Given request:
For each line that holds "matplotlib", copy the line out.

Given information:
((
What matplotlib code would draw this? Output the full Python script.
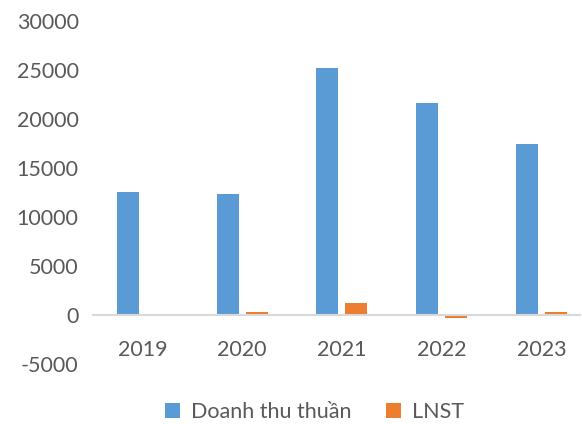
import numpy as np
import matplotlib.pyplot as plt

years = ["2019", "2020", "2021", "2022", "2023"]
doanh_thu = [12600, 12300, 25250, 21600, 17450]
lnst = [80, 300, 1200, -300, 300]

plt.rcParams["font.family"] = ["Lato", "DejaVu Sans"]
plt.rcParams["axes.unicode_minus"] = False
text_color = "#595959"

fig = plt.figure(figsize=(5.82, 4.24), dpi=100)
ax = fig.add_axes([0.159, 0.1415, 0.838, 0.809])

x = np.arange(len(years))
w = 0.22
ax.bar(x - 0.146, doanh_thu, width=w, color="#5B9BD5", label="Doanh thu thuần")
ax.bar(x + 0.146, lnst, width=w, color="#ED7D31", label="LNST")

ax.set_xlim(-0.5, 4.39)
ax.set_ylim(-5000, 30000)
ax.set_yticks(range(-5000, 30001, 5000))
ax.tick_params(axis="y", length=0, labelsize=15.5, labelcolor=text_color, pad=10)

for s in ["top", "right", "left"]:
    ax.spines[s].set_visible(False)
ax.spines["bottom"].set_position(("data", 0))
ax.spines["bottom"].set_color("#D9D9D9")
ax.spines["bottom"].set_linewidth(1.5)
ax.set_xticks(x)
ax.set_xticklabels(years)
ax.tick_params(axis="x", length=0, labelsize=15.5, labelcolor=text_color, pad=18)

fig.legend(loc="center", bbox_to_anchor=(0.54, 0.028), ncol=2, frameon=False,
           fontsize=15.5, labelcolor=text_color, handlelength=0.7, handleheight=0.7,
           columnspacing=1.6, handletextpad=0.5)

fig.savefig("out.png", dpi=100)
))
Written solution:
What matplotlib code would draw this? Output the full Python script.
import matplotlib.pyplot as plt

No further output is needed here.